In some dystopian future I imagine this will be part of our education to distinguish genuine content from fake news.
IMO, the fakeness is only obvious because your brain is already aware of the fact that they are fake. If you put any of those picture in another context like a Twitter/Facebook profile, almost everyone would be convinced that the person is real.
It's pretty convincing, until you look in between the lips where the teeth are supposed to show through. You see some very clear "AI smudging" artifacts that are a dead giveaway.
Less obviously:
- the eyelashes on his left eye look unrealistic
- the way the nose connects to the rest of the face (especially in the highlights) is too smudgy
- the texture and tone of the skin is very uneven, and again smudgy in various places, indicating that this is a Mr. Potato Head constructed image.
also a sort of 5 o'clock shadow around the jawline. Given that it's probably visible on most men in the dataset it just seems to have wrongly applied it to all of them
Following the advice to look for "fakeness" markers I would mention a few recurring ones:
1) unreal background (like monsters or distorted images)
2) strange-looking moles or birthmarks (white, very round or else)
3) distorted texts and logos on clothing
4) fabrics of the garments don't look real too
5) jewelry gets distorted or multiplied
6) glasses often look fake on the edges
Possible commercial application: Pornographic deep fakes of niche fetishes the don't have much original content because of how small the market is. Make the controls (race, number of people in scene, etc) toggleable by the user for maximal satisfaction...
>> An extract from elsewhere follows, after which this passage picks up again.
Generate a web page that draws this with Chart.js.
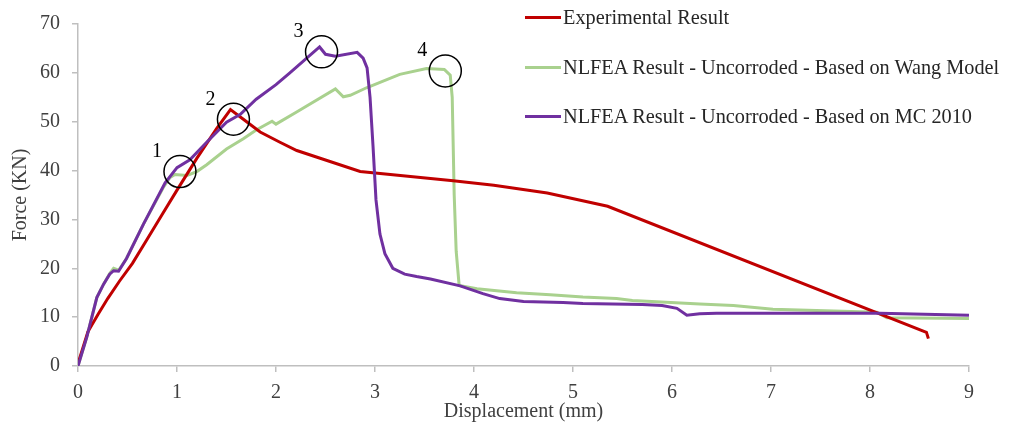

Now to literally set this into motion and create movies which don't exist and claim copyright on those movies. Keep it up long[0] enough and produce a movie which _will_ exist or _does_ exist.
Nice one, reminds me of L-Space in the Discworld books.
"Additionally, one can read any book ever written, any book that will be written at some point and books that were planned for writing that were not, as well as any book that could possibly be written." [0]
I remember there being an archive that indexed a random stream of numbers from which you could download a range of random bytes, the idea being theoretically everything can be found within the dataset. I think it was done in protest of copyright or something like that.
I can't remember the name of it for the life of me.
It's hard to describe, but to me the eyes always look "wrong". They look too symmetrical, like one is just a mirror of the other, with no compensation for lighting. But they also look asymmetrical, like one is just a copy+translate of the other, so the almond shape of the eye doesn't go in the right direction. That's not exactly right, but those are the feelings I get.
Yes, I think that the gender and race of the ears doesn’t always match.
Maybe gender is the wrong word, but some ears look too delicate for the individual or something.
I’d never guess these were fake if I saw one by itself though.
Yeah, I didn't spend as much time studying ears as I did eyes in art school, but now that you mention it, I see it.
Most of the "parts" of the face look like they've been clipped out of a magazine and photoshopped on. There are subtle errors in orientation that don't match the head's orientation. It makes the overall head look flatter than the lighting on the face would suggest.
Incidentally, I work in VR, and mismatch of depth cues between color and position are things that can cause simulator sickness.
I agreed with you, then flicked through a load. There is something going on that isn’t right. Having the eyes at the same coordinates each time is quite creepy too.